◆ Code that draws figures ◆
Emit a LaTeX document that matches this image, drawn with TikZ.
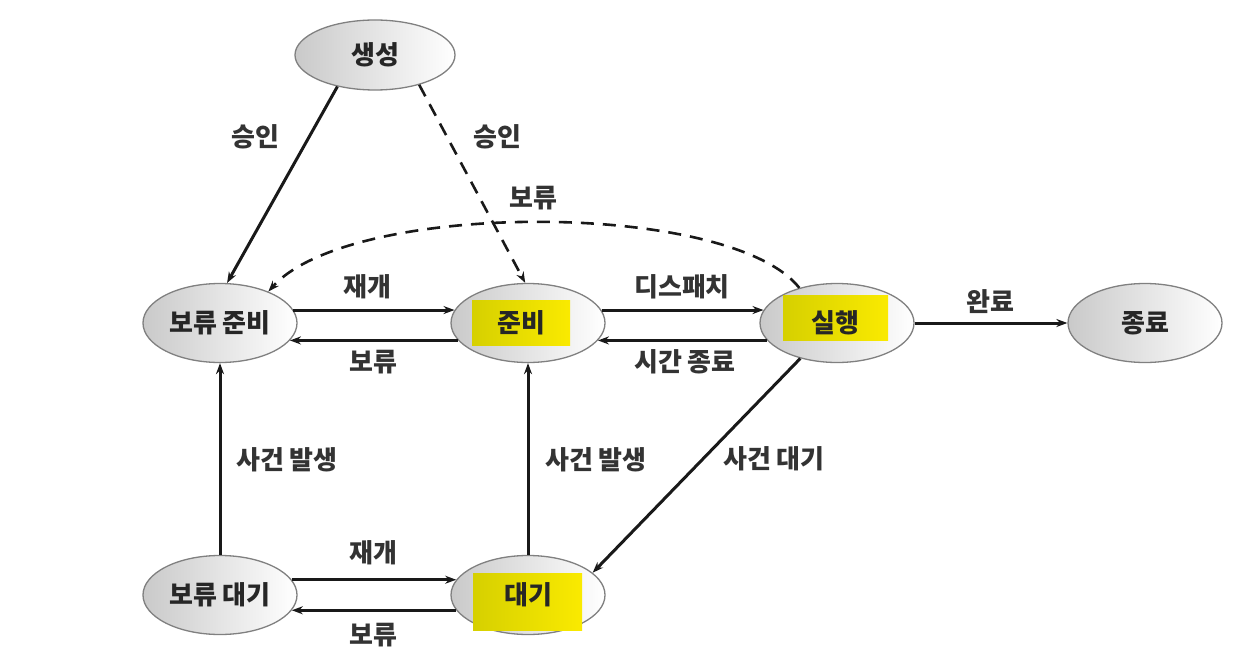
\documentclass[tikz,border=0pt]{standalone}
\usepackage{fontspec}
\setmainfont{Noto Sans CJK KR}
\usetikzlibrary{shapes.geometric,arrows.meta}
\definecolor{hlL}{RGB}{214,208,0}
\definecolor{hlR}{RGB}{250,234,0}
\begin{document}
\begin{tikzpicture}[x=1pt,y=-1pt,
  state/.style={ellipse,draw=black!50,line width=1.3pt,minimum width=154pt,minimum height=79pt,
    left color=black!21,middle color=black!6,right color=white,inner sep=0pt},
  txt/.style={font=\fontsize{26}{30}\selectfont\bfseries,text=black!85,inner sep=0pt},
  arr/.style={-{Stealth[length=11pt,width=8pt]},line width=3pt,black!90},
  dsh/.style={dash pattern=on 13pt off 9pt,line width=2.6pt},
  lbl/.style={font=\fontsize{26}{30}\selectfont\bfseries,text=black!80,inner sep=0pt},
  hl/.style={left color=hlL,right color=hlR,draw=none}]
\useasboundingbox (0,0) rectangle (1260,666);
\fill[white] (0,0) rectangle (1260,666);
% nodes
\node[state,minimum width=160pt,minimum height=70pt] (gen) at (375,55) {};
\node[state] (hr) at (220,323) {};
\node[state] (rd) at (528,323) {};
\node[state] (run) at (837,323) {};
\node[state] (end) at (1145,323) {};
\node[state] (hw) at (220,595) {};
\node[state] (wt) at (528,595) {};
% highlights
\shade[hl] (472,300) rectangle (570,345);
\shade[hl] (783,295) rectangle (888,340);
\shade[hl] (473,573) rectangle (582,630);
% texts
\node[txt] (t1) at (375,55) {생성};
\node[txt] (t2) at (220,323) {보류 준비};
\node[txt] (t3) at (521,323) {준비};
\node[txt] (t4) at (835,323) {실행};
\node[txt] (t5) at (1145,323) {종료};
\node[txt] (t6) at (220,595) {보류 대기};
\node[txt] (t7) at (528,595) {대기};
% connectors
\draw[arr] (gen.220) -- (hr.80);
\draw[arr,dsh] (gen.326) -- (rd.94);
\draw[arr,dsh] (run.137) .. controls (730,200) and (350,200) .. (hr.33);
\draw[arr] (hr.10) -- (rd.170);
\draw[arr] (rd.194) -- (hr.346);
\draw[arr] (rd.10) -- (run.170);
\draw[arr] (run.194) -- (rd.346);
\draw[arr] (run.east) -- (end.west);
\draw[arr] (hw.north) -- (hr.south);
\draw[arr] (wt.north) -- (rd.south);
\draw[arr] (run.224) -- (wt.19);
\draw[arr] (hw.12) -- (wt.168);
\draw[arr] (wt.192) -- (hw.348);
% labels
\node[lbl] at (255,137) {승인};
\node[lbl] at (497,137) {승인};
\node[lbl] at (533,198) {보류};
\node[lbl] at (367,287) {재개};
\node[lbl] at (373,362) {보류};
\node[lbl] at (682,287) {디스패치};
\node[lbl] at (685,362) {시간 종료};
\node[lbl] at (990,302) {완료};
\node[lbl] at (287,460) {사건 발생};
\node[lbl] at (596,460) {사건 발생};
\node[lbl] at (774,459) {사건 대기};
\node[lbl] at (373,553) {재개};
\node[lbl] at (373,635) {보류};
\end{tikzpicture}
\end{document}
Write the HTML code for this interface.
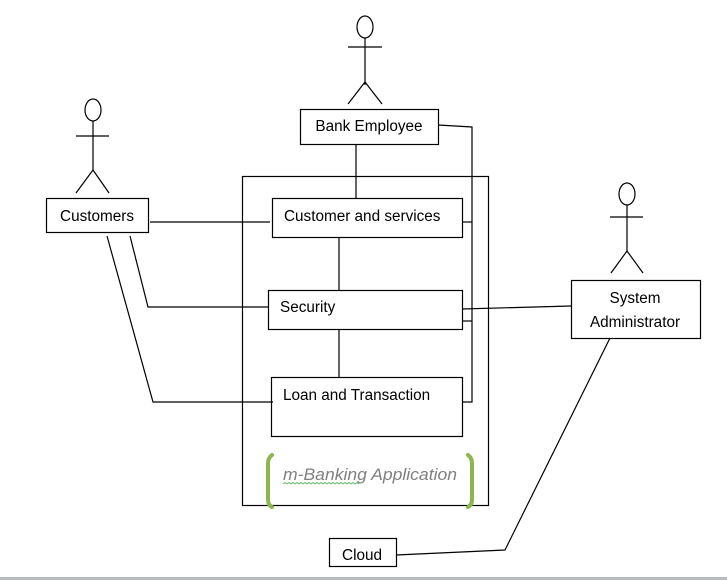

◆ Work required ◆
Leave the pictures out and write out every entry exactly as given.

◆ Exercise solution ◆
Emit a LaTeX document that matches this image, drawn with TikZ.
\documentclass[tikz,border=0pt]{standalone}
\usepackage{fontspec}
\setmainfont{Noto Sans CJK KR}
\usetikzlibrary{shapes.geometric,arrows.meta}
\definecolor{hlL}{RGB}{214,208,0}
\definecolor{hlR}{RGB}{250,234,0}
\begin{document}
\begin{tikzpicture}[x=1pt,y=-1pt,
  state/.style={ellipse,draw=black!50,line width=1.3pt,minimum width=154pt,minimum height=79pt,
    left color=black!21,middle color=black!6,right color=white,inner sep=0pt},
  txt/.style={font=\fontsize{26}{30}\selectfont\bfseries,text=black!85,inner sep=0pt},
  arr/.style={-{Stealth[length=11pt,width=8pt]},line width=3pt,black!90},
  dsh/.style={dash pattern=on 13pt off 9pt,line width=2.6pt},
  lbl/.style={font=\fontsize{26}{30}\selectfont\bfseries,text=black!80,inner sep=0pt},
  hl/.style={left color=hlL,right color=hlR,draw=none}]
\useasboundingbox (0,0) rectangle (1260,666);
\fill[white] (0,0) rectangle (1260,666);
% nodes
\node[state,minimum width=160pt,minimum height=70pt] (gen) at (375,55) {};
\node[state] (hr) at (220,323) {};
\node[state] (rd) at (528,323) {};
\node[state] (run) at (837,323) {};
\node[state] (end) at (1145,323) {};
\node[state] (hw) at (220,595) {};
\node[state] (wt) at (528,595) {};
% highlights
\shade[hl] (472,300) rectangle (570,345);
\shade[hl] (783,295) rectangle (888,340);
\shade[hl] (473,573) rectangle (582,630);
% texts
\node[txt] (t1) at (375,55) {생성};
\node[txt] (t2) at (220,323) {보류 준비};
\node[txt] (t3) at (521,323) {준비};
\node[txt] (t4) at (835,323) {실행};
\node[txt] (t5) at (1145,323) {종료};
\node[txt] (t6) at (220,595) {보류 대기};
\node[txt] (t7) at (528,595) {대기};
% connectors
\draw[arr] (gen.220) -- (hr.80);
\draw[arr,dsh] (gen.326) -- (rd.94);
\draw[arr,dsh] (run.137) .. controls (730,200) and (350,200) .. (hr.33);
\draw[arr] (hr.10) -- (rd.170);
\draw[arr] (rd.194) -- (hr.346);
\draw[arr] (rd.10) -- (run.170);
\draw[arr] (run.194) -- (rd.346);
\draw[arr] (run.east) -- (end.west);
\draw[arr] (hw.north) -- (hr.south);
\draw[arr] (wt.north) -- (rd.south);
\draw[arr] (run.224) -- (wt.19);
\draw[arr] (hw.12) -- (wt.168);
\draw[arr] (wt.192) -- (hw.348);
% labels
\node[lbl] at (255,137) {승인};
\node[lbl] at (497,137) {승인};
\node[lbl] at (533,198) {보류};
\node[lbl] at (367,287) {재개};
\node[lbl] at (373,362) {보류};
\node[lbl] at (682,287) {디스패치};
\node[lbl] at (685,362) {시간 종료};
\node[lbl] at (990,302) {완료};
\node[lbl] at (287,460) {사건 발생};
\node[lbl] at (596,460) {사건 발생};
\node[lbl] at (774,459) {사건 대기};
\node[lbl] at (373,553) {재개};
\node[lbl] at (373,635) {보류};
\end{tikzpicture}
\end{document}
Write the HTML code for this interface.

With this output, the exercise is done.